** start of Data lines **

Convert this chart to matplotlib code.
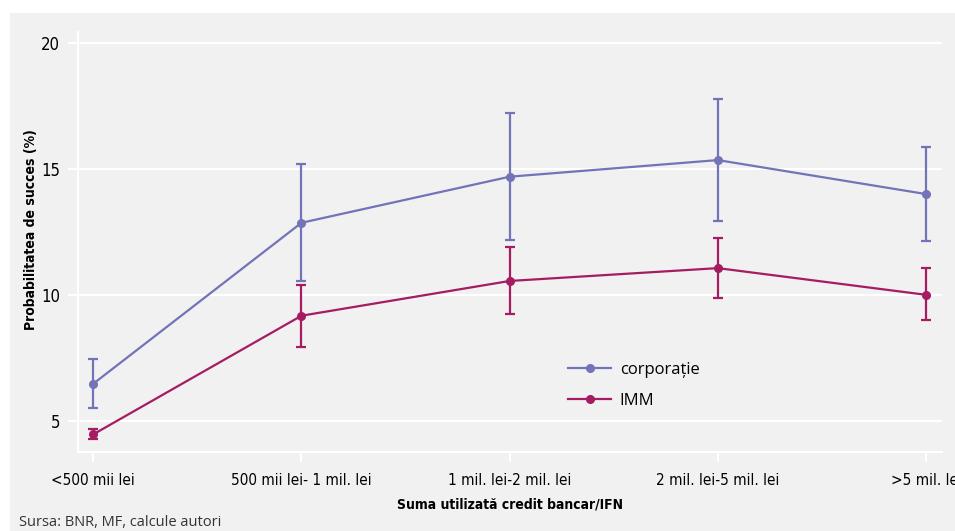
import matplotlib
matplotlib.use("Agg")
import matplotlib.pyplot as plt
from matplotlib.patches import Rectangle

categories = ["<500 mii lei", "500 mii lei- 1 mil. lei", "1 mil. lei-2 mil. lei",
              "2 mil. lei-5 mil. lei", ">5 mil. lei"]

corp = [6.49, 12.88, 14.71, 15.37, 14.02]
corp_lo = [5.52, 10.57, 12.19, 12.95, 12.14]
corp_hi = [7.46, 15.21, 17.25, 17.80, 15.90]

imm = [4.48, 9.19, 10.57, 11.08, 10.02]
imm_lo = [4.29, 7.94, 9.24, 9.88, 9.02]
imm_hi = [4.68, 10.40, 11.92, 12.29, 11.07]

yticks = [5, 10, 15, 20]

c_corp = "#7373b9"
c_imm = "#a51c63"
bg = "#f1f1f1"
narrow = ["DejaVu Sans"]
plain = ["Open Sans", "DejaVu Sans"]

fig = plt.figure(figsize=(9.55, 5.31), dpi=100, facecolor="white")
fig.patches.append(Rectangle((10 / 955, 0), 1, (531 - 13.3) / 531,
                             transform=fig.transFigure, facecolor=bg,
                             edgecolor="none", zorder=-10))

ax = fig.add_axes([0.082, 0.1493, 0.904, 0.7897])
ax.set_facecolor(bg)

x = list(range(len(categories)))

for vals, lo, hi, col, lab in [(corp, corp_lo, corp_hi, c_corp, "corporație"),
                               (imm, imm_lo, imm_hi, c_imm, "IMM")]:
    err = [[v - l for v, l in zip(vals, lo)], [h - v for v, h in zip(vals, hi)]]
    ax.errorbar(x, vals, yerr=err, fmt="none", ecolor=col, elinewidth=1.6,
                capsize=3.5, capthick=1.6, zorder=3)
    ax.plot(x, vals, color=col, lw=1.6, marker="o", ms=5.5, label=lab, zorder=4)

ax.set_xlim(-0.072, 4.075)
ax.set_ylim(3.79, 20.44)
ax.set_yticks(yticks)
ax.set_xticks(x)
ax.set_xticklabels(categories, family=narrow, stretch="condensed", fontsize=11)
ax.set_yticklabels([str(t) for t in yticks], family=narrow, stretch="condensed",
                   fontsize=12)

ax.grid(axis="y", color="white", lw=1.5, zorder=1)
ax.grid(axis="x", visible=False)
for s in ["top", "right"]:
    ax.spines[s].set_visible(False)
for s in ["left", "bottom"]:
    ax.spines[s].set_color("white")
    ax.spines[s].set_linewidth(1.5)
ax.tick_params(axis="both", colors="white", length=7, width=1.5, labelcolor="black")
ax.tick_params(axis="x", pad=8)
ax.tick_params(axis="y", pad=6)

ax.set_xlabel("Suma utilizată credit bancar/IFN", family=narrow, stretch="condensed",
              fontsize=10, fontweight="bold", labelpad=7)
ax.set_ylabel("Probabilitatea de succes (%)", family=narrow, stretch="condensed",
              fontsize=10, fontweight="bold")
ax.yaxis.set_label_coords(-0.047, 0.53)

ax.legend(loc="upper left", bbox_to_anchor=(0.55, 0.25), frameon=False,
          prop={"family": plain, "size": 12}, handlelength=2.6, labelspacing=0.9,
          handletextpad=0.5)

fig.text(19 / 955, 8.5 / 531, "Sursa: BNR, MF, calcule autori", family=plain,
         fontsize=10.5, color="#333333", va="center", ha="left")

fig.savefig("out.png", dpi=100, facecolor=fig.get_facecolor())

** end of Data lines **

» **Task requirements**: Leave out the pictures, then repeat the listing above exactly from its first line to the line with "ms=5.5, label=lab, zorder=4)", inclusive.

» **Result for this task**:
Convert this chart to matplotlib code.
import matplotlib
matplotlib.use("Agg")
import matplotlib.pyplot as plt
from matplotlib.patches import Rectangle

categories = ["<500 mii lei", "500 mii lei- 1 mil. lei", "1 mil. lei-2 mil. lei",
              "2 mil. lei-5 mil. lei", ">5 mil. lei"]

corp = [6.49, 12.88, 14.71, 15.37, 14.02]
corp_lo = [5.52, 10.57, 12.19, 12.95, 12.14]
corp_hi = [7.46, 15.21, 17.25, 17.80, 15.90]

imm = [4.48, 9.19, 10.57, 11.08, 10.02]
imm_lo = [4.29, 7.94, 9.24, 9.88, 9.02]
imm_hi = [4.68, 10.40, 11.92, 12.29, 11.07]

yticks = [5, 10, 15, 20]

c_corp = "#7373b9"
c_imm = "#a51c63"
bg = "#f1f1f1"
narrow = ["DejaVu Sans"]
plain = ["Open Sans", "DejaVu Sans"]

fig = plt.figure(figsize=(9.55, 5.31), dpi=100, facecolor="white")
fig.patches.append(Rectangle((10 / 955, 0), 1, (531 - 13.3) / 531,
                             transform=fig.transFigure, facecolor=bg,
                             edgecolor="none", zorder=-10))

ax = fig.add_axes([0.082, 0.1493, 0.904, 0.7897])
ax.set_facecolor(bg)

x = list(range(len(categories)))

for vals, lo, hi, col, lab in [(corp, corp_lo, corp_hi, c_corp, "corporație"),
                               (imm, imm_lo, imm_hi, c_imm, "IMM")]:
    err = [[v - l for v, l in zip(vals, lo)], [h - v for v, h in zip(vals, hi)]]
    ax.errorbar(x, vals, yerr=err, fmt="none", ecolor=col, elinewidth=1.6,
                capsize=3.5, capthick=1.6, zorder=3)
    ax.plot(x, vals, color=col, lw=1.6, marker="o", ms=5.5, label=lab, zorder=4)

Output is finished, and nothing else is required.